Participation in the Plan is voluntary, and we give no advice regarding your decision to join the Plan.

 

After being furnished with a copy of this prospectus, you may join the plan at any time by enrolling online through the Plan Administrator at www.computershare.com/tptr or by completing and returning the enclosed enrollment form. All plan materials, including enrollment forms, as well as other plan forms and this prospectus, are available through the Plan Administrator as indicated in the answer to Question 24 below.

 

You will become a participant after a properly completed enrollment form has been received and accepted by the Plan Administrator or after you enroll online.

 

7.I already own shares, but they are held by my bank or broker and registered in “street name.” How can I participate in the Plan?

 

If you are the beneficial owner of shares of our Common Stock registered in “street name” (for example, in the name of a bank, broker or trustee), you may participate in the Plan by either: (1) transferring those securities into your own name and depositing those shares into the Plan for safekeeping and/or electing to reinvest cash dividend payments on those shares in Common Stock (see the answer to Question 20 below); or (2) making arrangements with your record or registered holder (for example, your bank, broker or trustee, who will become the participant) to participate in the Plan on your behalf.

 

8.Are there any expenses to participants in connection with purchases of Common Stock under the Plan?

 

All costs or expenses arising out of the purchase of shares pursuant to the Plan, including the Plan Administrator’s fees, will be paid by us.
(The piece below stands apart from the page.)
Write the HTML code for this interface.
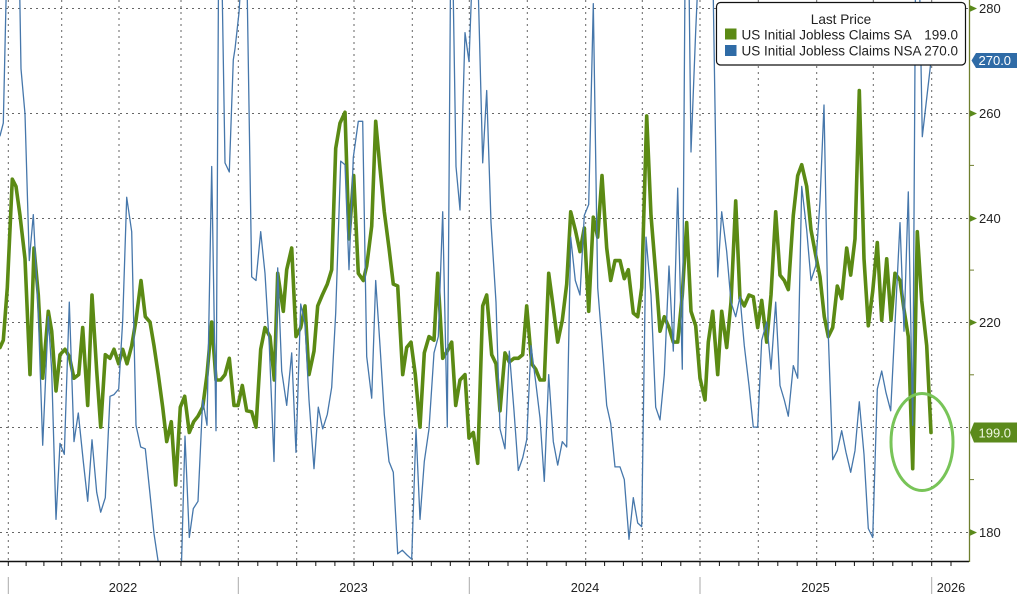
<!DOCTYPE html>
<html>
<head>
<meta charset="utf-8">
<style>
  html,body{margin:0;padding:0;background:#fff;}
  svg{display:block;}
  text{font-family:"Liberation Sans",Arial,sans-serif;}
</style>
</head>
<body>
<svg width="1017" height="594" viewBox="0 0 1017 594" xmlns="http://www.w3.org/2000/svg">
  <defs>
    <clipPath id="plot"><rect x="0" y="0" width="969" height="561"/></clipPath>
  </defs>
  <rect x="0" y="0" width="1017" height="594" fill="#fff"/>

  <!-- horizontal grid -->
  <g stroke="#666" stroke-width="1" stroke-dasharray="2 4" fill="none">
    <line x1="0" y1="8.5" x2="969" y2="8.5"/>
    <line x1="0" y1="113.5" x2="969" y2="113.5"/>
    <line x1="0" y1="218.5" x2="969" y2="218.5"/>
    <line x1="0" y1="322.5" x2="969" y2="322.5"/>
    <line x1="0" y1="427.5" x2="969" y2="427.5"/>
    <line x1="0" y1="532.5" x2="969" y2="532.5"/>
  </g>
  <!-- vertical grid -->
  <g stroke="#666" stroke-width="1" stroke-dasharray="2 4" fill="none">
    <line x1="8.3" y1="0" x2="8.3" y2="561"/>
    <line x1="61.7" y1="0" x2="61.7" y2="561"/>
    <line x1="119" y1="0" x2="119" y2="561"/>
    <line x1="181" y1="0" x2="181" y2="561"/>
    <line x1="238.3" y1="0" x2="238.3" y2="561"/>
    <line x1="296.7" y1="0" x2="296.7" y2="561"/>
    <line x1="354" y1="0" x2="354" y2="561"/>
    <line x1="412.3" y1="0" x2="412.3" y2="561"/>
    <line x1="469.3" y1="0" x2="469.3" y2="561"/>
    <line x1="527.3" y1="0" x2="527.3" y2="561"/>
    <line x1="585.7" y1="0" x2="585.7" y2="561"/>
    <line x1="642.3" y1="0" x2="642.3" y2="561"/>
    <line x1="700" y1="0" x2="700" y2="561"/>
    <line x1="758.3" y1="0" x2="758.3" y2="561"/>
    <line x1="816.7" y1="0" x2="816.7" y2="561"/>
    <line x1="873.3" y1="0" x2="873.3" y2="561"/>
    <line x1="931.7" y1="0" x2="931.7" y2="561"/>
  </g>

  <g clip-path="url(#plot)" fill="none" stroke-linejoin="round" stroke-linecap="round">
    <!-- SA (green) -->
    <polyline stroke="#5b8a14" stroke-width="3.6" points="
0,347.5 3.3,340.2 7.3,287.8 12.3,179.2 16,186.4 20,215.4 25,258.8 30,374.6 34,248 38.3,295 42.7,378.2 48.3,311.3 51.7,331.2 56,390.9 60,354.7 65,349.3 69.3,356.5 74,378.2 78.7,374.6 82.7,327.6 87.7,405.4 92,295 96.7,371 100.7,427.1 105.3,354.7 110,358.3 114,349.3 118.7,363.8 122.7,349.3 127,363.8 131.7,345.7 136,320.3 141,280.5 145.3,316.7 150,322.1 154,345.7 158.3,374.6 162.7,407.2 166.7,441.6 171.3,421.7 175.7,485 180.3,407.2 184.7,396.3 189.3,432.5 193.7,421.7 198,416.2 202.7,407.2 207,374.6 211.7,322.1 216,380 220.7,380 225,374.6 229.3,358.3 234,405.4 238,405.4
242.3,385.5 246.7,410.8 251.7,411.9 256,427.1 260.7,349.3 265,327.6 270,336.6 274.3,380 277.7,273.3 283.3,311.3 286.7,269.7 291.7,248 296,336.6 300.7,327.6 305,305.9 309,374.6 314,351.1 317.7,305.9 322.3,295 327.3,284.1 331.7,269.7 335.7,148.4 340,123.1 345,112.2 349,238.9 353.7,175.6 358.3,273.3 363.3,280.5 366.7,266 371.7,226.2 375.7,121.3 380,168.3 384.3,211.8 389,248 393.3,284.1 397.7,286 402.7,374.6 406.7,347.5 411,342.1 415.3,374.6 420,427.1 424.3,352.9 429,336.6 434,340.2 437.7,273.3 442.7,358.3 447.3,351.1 451.7,342.1 455.7,405.4 460,380 465,374.6 469,438 473.3,432.5 477.7,463.3
482.7,305.9 486.7,295 491.7,354.7 496,363.8 500,410.8 505,352.9 509.3,362 514,358.3 518.3,358.3 522.7,354.7 526.7,305.9 531.7,363.8 535.7,369.2 540,380 544.3,380 548.7,273.3 553.3,307.7 557.7,342.1 562.3,320.3 566.7,284.1 570.7,211.8 575.3,229.9 580,251.6 584.3,228 588.7,311.3 593.3,217.2 597.7,237.1 602,175.6 606.7,248 610.7,280.5 615,260.6 620,260.6 624.3,278.7 628.3,269.7 633.3,313.1 637.7,316.7 641.7,287.8 646.7,115.9 651,215.4 655.7,273.3 660,331.2 664.3,316.7 669,327.6 673.3,342.1 677.7,342.1 682.3,295 686.7,222.6 691,311.3 695.7,325.8 700,378.2 705,400
708.3,342.1 712.7,311.3 717.7,374.6 721.7,311.3 726.7,347.5 731,302.2 735.7,200.9 740,298.6 744.3,305.9 749,295 753.3,296.8 757.7,327.6 761.7,300.4 766.7,342.1 771,295 775.7,211.8 780,275.1 784.3,280.5 788.3,289.6 793.3,215.4 797.7,175.6 801.7,164.7 806.7,186.4 811,229.9 815.7,255.2 820,276.9 824.3,316.7 828.3,336.6 832.7,327.6 837.3,286 841.7,298.6 846.7,248 850.7,275.1 855,238.9 859.3,90.5 864,258.8 868.3,325.8 872.7,291.4 877.3,242.5 881.7,320.3 886.7,258.8 891,320.3 895,273.3 900,280.5 904,309.5 908.3,336.6 912.7,468.7 917.3,231.7 921.7,300.4 926.7,345.7 931,432.5"/>
    <!-- NSA (blue) -->
    <polyline stroke="#4677ab" stroke-width="1.3" points="
0,135.8 3.3,123.1 6.5,-20 19.5,-20 21,68.8 25,114 29.3,260.6 33.3,214.7 38.3,313 42.7,445.2 48.3,316.7 51.7,371 56,519.4 60,443.4 64.3,454.3 69.3,302.2 74,441.6 78.3,413 83.3,461.5 87.7,501.3 92,439.8 96.7,492.3 100.7,512.2 105.3,497.7 110,396.3 114,394.6 118.7,389 122.7,320.3 126.7,197.3 131.7,231.7 136,425.3 140.7,447 145.3,448.8 150,494 154,533.6 158.3,562.5 162.7,590 167,600 171.3,595 175.7,605 180.5,600 185,436.2 189.3,537.5 193.3,508.6 198,501.3 202.7,400 207,425.3 211.7,166.5 216,430.7 218.5,-20 222,-20 225,162.9 229.3,172 233.3,59.8 235,48.9 239,12.7 241,-20 247,-20
251.7,276.9 256,280.5 260.7,231.7 265,273.3 269.3,345.7 274,461.5 277.7,267.9 281.7,371 286.7,405.4 291.7,352.9 296,452.4 300.7,304 305,324 309,400 314,468.7 318.3,407.2 322.7,428.9 327.3,414.4 331.7,387.3 335.7,313.1 340.7,161.1 345,164.7 349,269.7 353.3,157.5 358.3,121.3 362.7,121.3 366.7,356.5 371.7,398.2 375.7,280.5 380,345.7 384.3,414.4 389,461.5 393.3,472.3 397.7,553.8 402.3,550.2 407,555 411.7,559.2 416,428.9 420,519.4 424.3,461.5 429,428.9 434,352.9 438.3,336.6 442.7,211.8 447.3,427.1 450.5,-20 453,-20 456,166.5 460,210 465,32.6 469,61.6 472,-20 478,-20
482.7,162.9 486.7,90.5 491,222.6 496,302.2 500,428.9 505,448.8 509.3,351.1 514,410.8 518.3,470.5 522.7,457.9 526.7,439.8 531,345.7 535.7,381.9 540,418 544.3,481.4 548.7,374.6 553.3,441.6 557.7,465.1 562.3,441.6 566.7,447 570.7,237.1 575.3,280.5 580,295 584.3,215.4 588.7,204.5 593.3,3.7 597.7,287.8 602,342.1 606.7,405.4 610.7,423.5 615,466.9 620,466.9 624.3,479.6 629,539.3 633.3,497.7 637.7,523 641.7,526.6 646,237.1 651,295 655.7,407.2 660,419.9 664.3,374.6 669,266 673.3,351.1 677.7,188.2 682.3,369.2 685,-20 689,-20 691,152 695.7,30.8 698,-20 713,-20
717.7,276.9 721.7,211.8 726.7,251.6 731,302.2 735.7,316.7 740,296.8 744.3,345.7 749,385.5 753.3,427.1 757.7,427.1 761.7,340.2 766.7,322.1 771,369.2 775.7,302.2 780,385.5 784.3,400 788.3,416.2 793.3,365.6 797.7,378.2 801.7,186.4 806.7,229.9 811,280.5 815.7,266 820,200.9 824,105 828.3,334.8 832.7,459.7 837.3,450.6 841.7,430.7 846,452.4 850.7,472.3 855,450.6 859.3,401.8 864,454.3 868.3,528.5 872.7,537.5 877.3,389.1 881.7,371 886,392.7 890.7,410.8 895,324 900,222.6 904,331.2 908.3,191.9 912.7,425.3 915.5,-20 919.5,-20 922.3,136.7 926.5,100 931,61"/>
    <!-- highlight ellipse -->
    <ellipse cx="922" cy="442" rx="31" ry="48.5" stroke="#78c458" stroke-width="3"/>
  </g>

  <!-- x axis -->
  <line x1="0" y1="561.5" x2="969" y2="561.5" stroke="#111" stroke-width="1.5"/>
  <path stroke="#111" stroke-width="1" fill="none" d="
M8.3,562v4 M26.1,562v4 M43.9,562v4 M61.7,562v4 M80.8,562v4 M99.9,562v4 M119,562v4 M139.7,562v4 M160.3,562v4 M181,562v4 M200.1,562v4 M219.2,562v4
M238.3,562v4 M257.8,562v4 M277.2,562v4 M296.7,562v4 M315.8,562v4 M334.9,562v4 M354,562v4 M373.4,562v4 M392.9,562v4 M412.3,562v4 M431.3,562v4 M450.3,562v4
M469.3,562v4 M488.6,562v4 M508,562v4 M527.3,562v4 M546.8,562v4 M566.2,562v4 M585.7,562v4 M604.6,562v4 M623.4,562v4 M642.3,562v4 M661.5,562v4 M680.8,562v4
M700,562v4 M719.4,562v4 M738.9,562v4 M758.3,562v4 M777.8,562v4 M797.2,562v4 M816.7,562v4 M835.6,562v4 M854.4,562v4 M873.3,562v4 M892.8,562v4 M912.2,562v4
M931.7,562v4 M951,562v4"/>
  <g stroke="#aaa" stroke-width="1">
    <line x1="8.3" y1="577" x2="8.3" y2="594"/>
    <line x1="238.3" y1="577" x2="238.3" y2="594"/>
    <line x1="469.3" y1="577" x2="469.3" y2="594"/>
    <line x1="700" y1="577" x2="700" y2="594"/>
    <line x1="931.7" y1="577" x2="931.7" y2="594"/>
  </g>
  <g font-size="12.8" fill="#222" text-anchor="middle">
    <text x="123" y="592">2022</text>
    <text x="353.5" y="592">2023</text>
    <text x="585" y="592">2024</text>
    <text x="815.5" y="592">2025</text>
    <text x="951" y="592">2026</text>
  </g>

  <!-- right axis -->
  <line x1="969.5" y1="0" x2="969.5" y2="562" stroke="#6f7f2e" stroke-width="1.3"/>
  <g stroke="#6f7f2e" stroke-width="1">
    <line x1="969.5" y1="165.4" x2="974" y2="165.4"/>
    <line x1="969.5" y1="270.1" x2="974" y2="270.1"/>
    <line x1="969.5" y1="374.8" x2="974" y2="374.8"/>
    <line x1="969.5" y1="479.6" x2="974" y2="479.6"/>
  </g>
  <g fill="#5b8a1c">
    <path d="M970,5.3 L977,8.5 L970,11.7 Z"/>
    <path d="M970,110.3 L977,113.5 L970,116.7 Z"/>
    <path d="M970,215.3 L977,218.5 L970,221.7 Z"/>
    <path d="M970,319.3 L977,322.5 L970,325.7 Z"/>
    <path d="M970,529.3 L977,532.5 L970,535.7 Z"/>
  </g>
  <g font-size="13" fill="#222">
    <text x="979" y="13.2">280</text>
    <text x="979" y="118.2">260</text>
    <text x="979" y="223.2">240</text>
    <text x="979" y="327.2">220</text>
    <text x="979" y="537.2">180</text>
  </g>

  <!-- value tags -->
  <path d="M971.5,60.5 L976,53 L1017,53 L1017,68 L976,68 Z" fill="#2f6ba6"/>
  <text x="978.5" y="65.2" font-size="13" fill="#fff">270.0</text>
  <path d="M970,432.5 L974,422.5 L1017,422.5 L1017,442.5 L974,442.5 Z" fill="#5b8a1c"/>
  <text x="978.5" y="437.3" font-size="13" fill="#eef7e2">199.0</text>

  <!-- legend -->
  <rect x="716.5" y="2.5" width="249" height="62.5" rx="4" ry="4" fill="#fff" stroke="#111" stroke-width="1.2"/>
  <text x="841" y="24" font-size="13.6" fill="#222" text-anchor="middle">Last Price</text>
  <rect x="725" y="28.5" width="11.5" height="11" fill="#5b8a14"/>
  <text x="741.5" y="39.5" font-size="13.5" fill="#222">US Initial Jobless Claims SA</text>
  <text x="958" y="39.5" font-size="13.5" fill="#222" text-anchor="end">199.0</text>
  <rect x="725" y="45" width="11.5" height="11" fill="#2f6ba6"/>
  <text x="741.5" y="55.7" font-size="13.5" fill="#222">US Initial Jobless Claims NSA</text>
  <text x="958" y="55.7" font-size="13.5" fill="#222" text-anchor="end">270.0</text>
</svg>
</body>
</html>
There will be no fees for shares purchased under the Plan, except that you will pay per share fees (currently $0.05 per share and which include any applicable brokerage commissions the Plan Administrator is required to pay) in connection with any reinvestment of distributions in which the Plan Administrator facilitates purchases of shares of our Common Stock on the open market. All administrative costs of the Plan will be paid by us. For a description of the fees and commissions applicable to sales of shares through the Plan, see Question 19 below.

 

9.What are the reinvestment options?

 

You may select from the following reinvestment options:

 

·Full Dividend Reinvestment: You may elect to reinvest all of your cash distributions by designating your election on your enrollment form. Distributions paid on all shares registered in your name will be reinvested under the Plan in additional shares of the applicable class of Common Stock.

 

·Partial Dividend Reinvestment: You may elect to receive a portion of your distributions in cash by designating your election on your enrollment form, subject to a minimum reinvestment percentage of 10%. If you elect partial dividend reinvestment, you must specify the number of whole shares of Common Stock for which you want to receive cash distributions. Distributions paid on all other shares registered in your name will be reinvested under the Plan in additional shares of the applicable class of Common Stock.

 

Automatic reinvestment of your distributions does not relieve you of liability for income taxes that may be owed on your distributions. Distributions paid on shares credited to your account will be included in information provided both to you and the Internal Revenue Service (“IRS”). You will generally be treated for U.S. federal income tax purposes as having received a dividend on the related date of purchase of shares of Common Stock under the Plan, which may give rise to a tax payment obligation without providing you with corresponding cash to pay such tax when it becomes due. See Question 31 (“What are the U.S. federal income tax consequences of participating in the Plan?”) below.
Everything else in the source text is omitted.